Mary-Jayne described how a walk through woods by her house everyday nurtured her spirit and she showed pictures of the green-man pagan figure. I agree with her, a woodland touches something very deep and I am reading Roger Deakin's Wildwood at the moment which is utterly inspiring.
http://www.amazon.co.uk/Wildwood-Journey-Through-Roger-Deakin/dp/0241141842
But I can't help this feeling of unease about this type of talk, when that is all there is. The only reason Mary-Jayne or I can walk peacefully through a wood is that we killed all the wolves and bears a long time ago. The "natural woodland" is an emasculated version of what it is meant to be, we tame, control and modify nature to suit ourselves, we always have and we always will.

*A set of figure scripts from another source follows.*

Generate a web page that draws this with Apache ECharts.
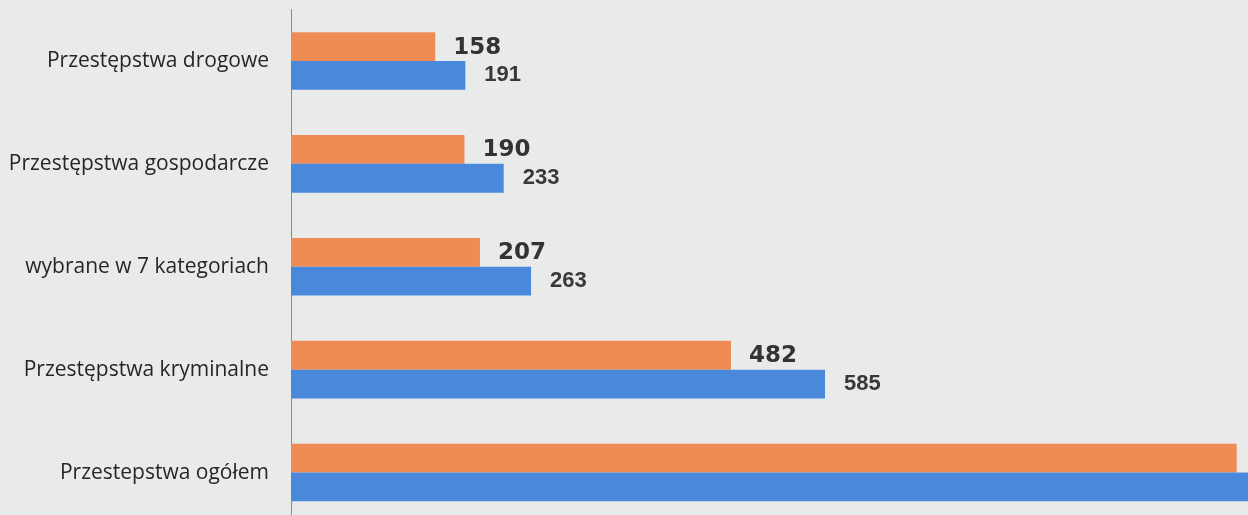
<!DOCTYPE html>
<html>
<head>
<meta charset="utf-8">
<script src="https://cdn.jsdelivr.net/npm/echarts@6/dist/echarts.min.js"></script>
<style>
html, body { margin: 0; padding: 0; background: #e9ebea; overflow: hidden; }
/* skan jest przycięty z prawej i od dołu, więc wykres jest większy niż okno */
#chart { width: 1500px; height: 524px; }
</style>
</head>
<body>
<div id="chart"></div>
<script>
// kategorie od góry do dołu
var categories = ['Przestępstwa drogowe', 'Przestępstwa gospodarcze', 'wybrane w 7 kategoriach', 'Przestępstwa kryminalne', 'Przestepstwa ogółem'];
// słupki pomarańczowe (górne) i niebieskie (dolne)
var orangeValues = [158, 190, 207, 482, 1036];
var blueValues = [191, 233, 263, 585, 1272];

var myChart = echarts.init(document.getElementById('chart'));

option = {
    backgroundColor: '#e9ebea',
    animation: false,
    grid: {
        left: 291,
        top: 9.5,
        right: 68,
        bottom: 0
    },
    xAxis: {
        type: 'value',
        min: 0,
        max: 1250,
        show: false,
        splitLine: { show: false }
    },
    yAxis: {
        type: 'category',
        data: categories,
        inverse: true,
        axisTick: { show: false },
        axisLine: {
            show: true,
            lineStyle: { color: '#8a8c8c', width: 1 }
        },
        axisLabel: {
            margin: 22,
            fontFamily: 'Open Sans',
            fontSize: 21,
            color: '#262626'
        }
    },
    series: [
        {
            type: 'bar',
            data: orangeValues,
            barGap: '0%',
            barCategoryGap: '44%',
            itemStyle: { color: '#ef8c55' },
            label: {
                show: true,
                position: 'right',
                distance: 18,
                offset: [0, 1],
                fontFamily: 'DejaVu Sans',
                fontWeight: 'bold',
                fontSize: 23,
                color: '#333333'
            }
        },
        {
            type: 'bar',
            data: blueValues,
            itemStyle: { color: '#4a88dc' },
            label: {
                show: true,
                position: 'right',
                distance: 19,
                fontFamily: 'Liberation Sans',
                fontWeight: 'bold',
                fontSize: 22,
                color: '#383838'
            }
        }
    ]
};

myChart.setOption(option);
</script>
</body>
</html>
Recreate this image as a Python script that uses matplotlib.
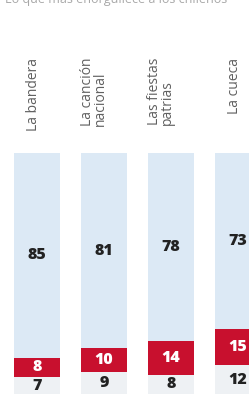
import matplotlib
matplotlib.use("Agg")
import matplotlib.pyplot as plt

categories = ['La bandera', 'La canción\nnacional', 'Las fiestas\npatrias', 'La cueca']
gray_vals = [7, 9, 8, 12]
red_vals = [8, 10, 14, 15]
blue_vals = [85, 81, 78, 73]

c_gray = '#eef1f4'
c_red = '#c8102e'
c_blue = '#dce9f5'

fig = plt.figure(figsize=(2.49, 3.94), dpi=100)
fig.patch.set_facecolor('white')

# heading, only its lower edge shows at the top of the crop
fig.text(5 / 249, 1 - 2.5 / 394, 'Lo que más enorgullece a los chilenos',
         fontsize=9, color='#a8a8a8', ha='left', va='baseline', family='Open Sans')

ax = fig.add_axes([0, 0, 1, (394 - 153) / 394])
ax.set_xlim(-0.552, 3.164)
ax.set_ylim(0, 100)
ax.axis('off')

x = range(len(categories))
w = 0.69
red_bottom = gray_vals
blue_bottom = [g + r for g, r in zip(gray_vals, red_vals)]

ax.bar(x, gray_vals, width=w, color=c_gray)
ax.bar(x, red_vals, width=w, bottom=red_bottom, color=c_red)
ax.bar(x, blue_vals, width=w, bottom=blue_bottom, color=c_blue)

num_font = dict(family='Open Sans', fontweight='heavy', fontsize=11.5)
for i in x:
    ax.text(i, gray_vals[i] / 2, str(gray_vals[i]), ha='center', va='center',
            color='#222222', **num_font)
    ax.text(i, red_bottom[i] + red_vals[i] / 2, str(red_vals[i]), ha='center',
            va='center', color='white', **num_font)
    ax.text(i, blue_bottom[i] + blue_vals[i] / 2, str(blue_vals[i]), ha='center',
            va='center', color='#222222', **num_font)

    # category labels, rotated above the bars
    ax.annotate(categories[i], xy=(i, 1 - 58 / 394),
                xycoords=('data', 'figure fraction'),
                xytext=(3, 0), textcoords='offset points',
                rotation=90, ha='right', va='top', multialignment='left',
                linespacing=0.85, fontsize=10, color='#606060',
                family=['Liberation Sans Narrow', 'Open Sans'],
                annotation_clip=False)

fig.savefig('out.png', dpi=100)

However Mary-Jayne said some insightful things too though - she said our image of progress was of a constant journey towards better everything - power, happiness, control, freedom, security etc. She made the hugely valid point that there is no room in our myth of progress for darkness, for the need to go through the dark to come into the light which is an essential part of our being and growing (and is also central to Christian understanding of life). She also showed how ridiculous Margaret Thatcher's words are today when she said that anyone over the age of 30 who travels by bus is a failure. How much damage that era did to the earth.
But Mary-Jayne also did something very special - she was the only one to do what I consider most important of all - take time to say thank you for the great gift that is the natural world, in all its danger and bounty - because if we continue to take it for granted we are on a path to oblivion.